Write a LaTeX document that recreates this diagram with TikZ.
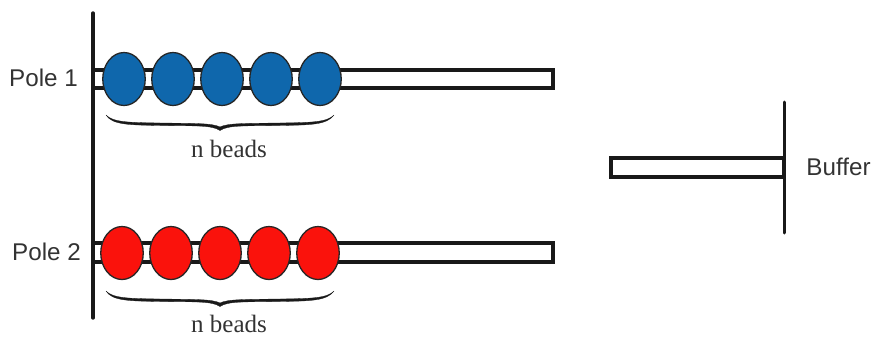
\documentclass[tikz,border=0pt]{standalone}
\usepackage{fontspec}
\setmainfont{Liberation Sans}
\newfontfamily\serifface{Liberation Serif}
\usetikzlibrary{shapes.geometric}
\definecolor{beadblue}{RGB}{15,103,172}
\definecolor{beadred}{RGB}{250,18,12}
\tikzset{
  x=1pt,y=-1pt,
  wall/.style={line width=3.4pt,black!90,line cap=round},
  rod/.style={line width=3.4pt,black!90,fill=white},
  beadb/.style={ellipse,draw=black!85,line width=1.3pt,fill=beadblue,minimum width=42.5pt,minimum height=53pt,inner sep=0pt},
  beadr/.style={ellipse,draw=black!85,line width=1.3pt,fill=beadred,minimum width=42.5pt,minimum height=53pt,inner sep=0pt},
  sanslabel/.style={inner sep=0pt,font=\fontsize{24.2}{26}\selectfont,text=black!80},
  seriflabel/.style={inner sep=0pt,font=\serifface\fontsize{25}{28}\selectfont,text=black!80},
  bracefill/.style={fill=black!90,draw=black!90,line width=0.3pt},
}
\newcommand{\bracepath}[1]{%
  \begin{scope}[yshift=-#1pt]
    \path[bracefill] (106,115) .. controls (112,125) and (130,125) .. (160,125.5)
      .. controls (195,126) and (212,125) .. (220,130.5)
      .. controls (228,125) and (245,126) .. (280,125.5)
      .. controls (310,125) and (327,125) .. (334,115)
      .. controls (327,122.5) and (310,122.5) .. (280,123)
      .. controls (245,123.5) and (228,123) .. (220,127)
      .. controls (212,123) and (195,123.5) .. (160,123)
      .. controls (130,122.5) and (113,122.5) .. (106,115) -- cycle;
  \end{scope}}
\begin{document}
\begin{tikzpicture}
\useasboundingbox (0,0) rectangle (874,337);
% rods
\draw[rod] (93,70) rectangle (553,88);
\draw[rod] (93,243) rectangle (553,262);
\draw[rod] (611,158) rectangle (784,177);
% walls
\coordinate (wa) at (93,13);
\coordinate (wb) at (93,318);
\coordinate (ba) at (784,102);
\coordinate (bb) at (784,233);
\draw[wall] (wa) -- (wb);
\draw[wall,line width=3pt] (ba) -- (bb);
% beads
\foreach \n/\x in {1/124,2/173,3/222,4/271,5/320}
  \node[beadb] (u\n) at (\x,79) {};
\foreach \n/\x in {1/122,2/171,3/220,4/269,5/318}
  \node[beadr] (l\n) at (\x,253) {};
% braces
\bracepath{0}
\bracepath{176}
% labels
\node[sanslabel] (p1) at (43.5,78) {Pole 1};
\node[sanslabel] (p2) at (46.5,252) {Pole 2};
\node[sanslabel] (buf) at (838.5,167) {Buffer};
\node[seriflabel] (n1) at (229,149) {n beads};
\node[seriflabel] (n2) at (229,324) {n beads};
\end{tikzpicture}
\end{document}
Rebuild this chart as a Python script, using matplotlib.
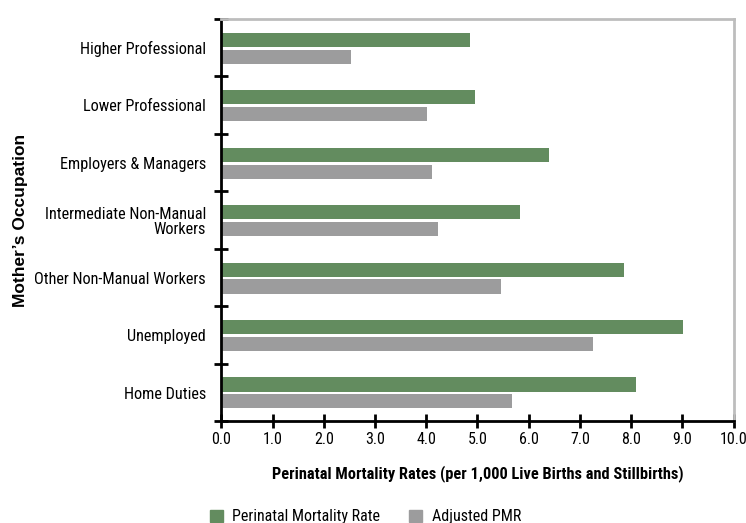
import matplotlib
matplotlib.use("Agg")
import matplotlib.pyplot as plt
from matplotlib.patches import Patch
import numpy as np

categories = [
    "Higher Professional",
    "Lower Professional",
    "Employers & Managers",
    "Intermediate Non-Manual\nWorkers",
    "Other Non-Manual Workers",
    "Unemployed",
    "Home Duties",
]
pmr = [4.85, 4.95, 6.39, 5.83, 7.85, 9.01, 8.09]
adjusted_pmr = [2.53, 4.01, 4.11, 4.23, 5.46, 7.25, 5.67]
x_ticks = [0.0, 1.0, 2.0, 3.0, 4.0, 5.0, 6.0, 7.0, 8.0, 9.0, 10.0]

GREEN = "#638c5f"
GREY = "#9c9c9d"

narrow = ["Roboto Condensed", "Archivo Narrow", "DejaVu Sans"]
bold_font = ["Liberation Sans", "DejaVu Sans"]

fig = plt.figure(figsize=(7.46, 5.23), dpi=100)
ax = fig.add_axes([0.2966, 0.1945, 0.9835 - 0.2966, 0.9637 - 0.1945])

pos = np.arange(len(categories))
h = 0.244
ax.barh(pos - 0.14, pmr, height=h, color=GREEN, label="Perinatal Mortality Rate")
ax.barh(pos + 0.155, adjusted_pmr, height=h, color=GREY, label="Adjusted PMR")

ax.set_xlim(0, 10)
ax.set_ylim(len(categories) - 0.5, -0.5)

ax.set_xticks(x_ticks)
ax.set_xticklabels([f"{v:.1f}" for v in x_ticks], family=narrow, fontsize=11.5)
ax.set_yticks(pos)
ax.set_yticklabels(categories, family=narrow, fontsize=11.7, ha="right",
                   linespacing=1.05)
ax.set_yticks(np.arange(-0.5, len(categories), 1.0), minor=True)

ax.tick_params(axis="y", which="major", length=0, pad=11)
ax.tick_params(axis="y", which="minor", direction="inout", length=10, width=2, color="black")
ax.tick_params(axis="x", which="major", direction="inout", length=10, width=2, color="black", pad=3)

for side in ("left", "bottom"):
    ax.spines[side].set_linewidth(2)
    ax.spines[side].set_color("black")
for side in ("top", "right"):
    ax.spines[side].set_linewidth(2)
    ax.spines[side].set_color("#bdbdbd")

ax.set_xlabel("Perinatal Mortality Rates (per 1,000 Live Births and Stillbirths)",
              family=narrow, fontweight="bold", fontsize=11.8, labelpad=13)
fig.text(0.027, (0.1945 + 0.9637) / 2, "Mother\u2019s Occupation", rotation=90,
         family=bold_font, fontweight="bold", fontsize=12.5, ha="center", va="center")

handles = [Patch(color=GREEN, label="Perinatal Mortality Rate"),
           Patch(color=GREY, label="Adjusted PMR")]
fig.legend(handles=handles, loc="lower center", bbox_to_anchor=(0.49, -0.03), ncol=2,
           frameon=False, prop={"family": narrow, "size": 11.5},
           handlelength=0.8, handleheight=0.8, handletextpad=0.6, columnspacing=1.8)

fig.savefig("out.png", dpi=100)
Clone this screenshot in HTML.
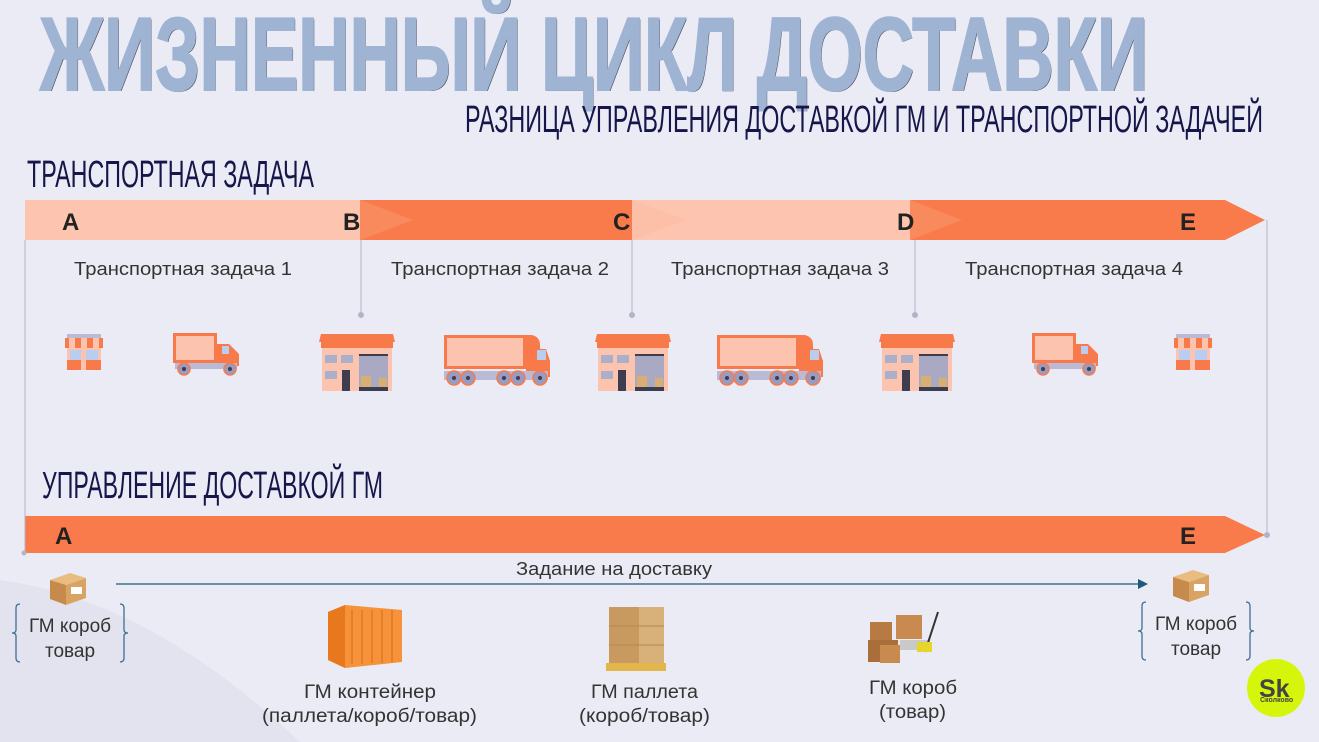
------------------------------------------------
=== What you will do ===
Your task is an exact transcription of all the data, minus the pictures.

=== Response ===
Write a LaTeX document that recreates this diagram with TikZ.
\documentclass[tikz,border=0pt]{standalone}
\usepackage{fontspec}
\setmainfont{Liberation Sans}
\newfontfamily\serifface{Liberation Serif}
\usetikzlibrary{shapes.geometric}
\definecolor{beadblue}{RGB}{15,103,172}
\definecolor{beadred}{RGB}{250,18,12}
\tikzset{
  x=1pt,y=-1pt,
  wall/.style={line width=3.4pt,black!90,line cap=round},
  rod/.style={line width=3.4pt,black!90,fill=white},
  beadb/.style={ellipse,draw=black!85,line width=1.3pt,fill=beadblue,minimum width=42.5pt,minimum height=53pt,inner sep=0pt},
  beadr/.style={ellipse,draw=black!85,line width=1.3pt,fill=beadred,minimum width=42.5pt,minimum height=53pt,inner sep=0pt},
  sanslabel/.style={inner sep=0pt,font=\fontsize{24.2}{26}\selectfont,text=black!80},
  seriflabel/.style={inner sep=0pt,font=\serifface\fontsize{25}{28}\selectfont,text=black!80},
  bracefill/.style={fill=black!90,draw=black!90,line width=0.3pt},
}
\newcommand{\bracepath}[1]{%
  \begin{scope}[yshift=-#1pt]
    \path[bracefill] (106,115) .. controls (112,125) and (130,125) .. (160,125.5)
      .. controls (195,126) and (212,125) .. (220,130.5)
      .. controls (228,125) and (245,126) .. (280,125.5)
      .. controls (310,125) and (327,125) .. (334,115)
      .. controls (327,122.5) and (310,122.5) .. (280,123)
      .. controls (245,123.5) and (228,123) .. (220,127)
      .. controls (212,123) and (195,123.5) .. (160,123)
      .. controls (130,122.5) and (113,122.5) .. (106,115) -- cycle;
  \end{scope}}
\begin{document}
\begin{tikzpicture}
\useasboundingbox (0,0) rectangle (874,337);
% rods
\draw[rod] (93,70) rectangle (553,88);
\draw[rod] (93,243) rectangle (553,262);
\draw[rod] (611,158) rectangle (784,177);
% walls
\coordinate (wa) at (93,13);
\coordinate (wb) at (93,318);
\coordinate (ba) at (784,102);
\coordinate (bb) at (784,233);
\draw[wall] (wa) -- (wb);
\draw[wall,line width=3pt] (ba) -- (bb);
% beads
\foreach \n/\x in {1/124,2/173,3/222,4/271,5/320}
  \node[beadb] (u\n) at (\x,79) {};
\foreach \n/\x in {1/122,2/171,3/220,4/269,5/318}
  \node[beadr] (l\n) at (\x,253) {};
% braces
\bracepath{0}
\bracepath{176}
% labels
\node[sanslabel] (p1) at (43.5,78) {Pole 1};
\node[sanslabel] (p2) at (46.5,252) {Pole 2};
\node[sanslabel] (buf) at (838.5,167) {Buffer};
\node[seriflabel] (n1) at (229,149) {n beads};
\node[seriflabel] (n2) at (229,324) {n beads};
\end{tikzpicture}
\end{document}
Rebuild this chart as a Python script, using matplotlib.
import matplotlib
matplotlib.use("Agg")
import matplotlib.pyplot as plt
from matplotlib.patches import Patch
import numpy as np

categories = [
    "Higher Professional",
    "Lower Professional",
    "Employers & Managers",
    "Intermediate Non-Manual\nWorkers",
    "Other Non-Manual Workers",
    "Unemployed",
    "Home Duties",
]
pmr = [4.85, 4.95, 6.39, 5.83, 7.85, 9.01, 8.09]
adjusted_pmr = [2.53, 4.01, 4.11, 4.23, 5.46, 7.25, 5.67]
x_ticks = [0.0, 1.0, 2.0, 3.0, 4.0, 5.0, 6.0, 7.0, 8.0, 9.0, 10.0]

GREEN = "#638c5f"
GREY = "#9c9c9d"

narrow = ["Roboto Condensed", "Archivo Narrow", "DejaVu Sans"]
bold_font = ["Liberation Sans", "DejaVu Sans"]

fig = plt.figure(figsize=(7.46, 5.23), dpi=100)
ax = fig.add_axes([0.2966, 0.1945, 0.9835 - 0.2966, 0.9637 - 0.1945])

pos = np.arange(len(categories))
h = 0.244
ax.barh(pos - 0.14, pmr, height=h, color=GREEN, label="Perinatal Mortality Rate")
ax.barh(pos + 0.155, adjusted_pmr, height=h, color=GREY, label="Adjusted PMR")

ax.set_xlim(0, 10)
ax.set_ylim(len(categories) - 0.5, -0.5)

ax.set_xticks(x_ticks)
ax.set_xticklabels([f"{v:.1f}" for v in x_ticks], family=narrow, fontsize=11.5)
ax.set_yticks(pos)
ax.set_yticklabels(categories, family=narrow, fontsize=11.7, ha="right",
                   linespacing=1.05)
ax.set_yticks(np.arange(-0.5, len(categories), 1.0), minor=True)

ax.tick_params(axis="y", which="major", length=0, pad=11)
ax.tick_params(axis="y", which="minor", direction="inout", length=10, width=2, color="black")
ax.tick_params(axis="x", which="major", direction="inout", length=10, width=2, color="black", pad=3)

for side in ("left", "bottom"):
    ax.spines[side].set_linewidth(2)
    ax.spines[side].set_color("black")
for side in ("top", "right"):
    ax.spines[side].set_linewidth(2)
    ax.spines[side].set_color("#bdbdbd")

ax.set_xlabel("Perinatal Mortality Rates (per 1,000 Live Births and Stillbirths)",
              family=narrow, fontweight="bold", fontsize=11.8, labelpad=13)
fig.text(0.027, (0.1945 + 0.9637) / 2, "Mother\u2019s Occupation", rotation=90,
         family=bold_font, fontweight="bold", fontsize=12.5, ha="center", va="center")

handles = [Patch(color=GREEN, label="Perinatal Mortality Rate"),
           Patch(color=GREY, label="Adjusted PMR")]
fig.legend(handles=handles, loc="lower center", bbox_to_anchor=(0.49, -0.03), ncol=2,
           frameon=False, prop={"family": narrow, "size": 11.5},
           handlelength=0.8, handleheight=0.8, handletextpad=0.6, columnspacing=1.8)

fig.savefig("out.png", dpi=100)
Clone this screenshot in HTML.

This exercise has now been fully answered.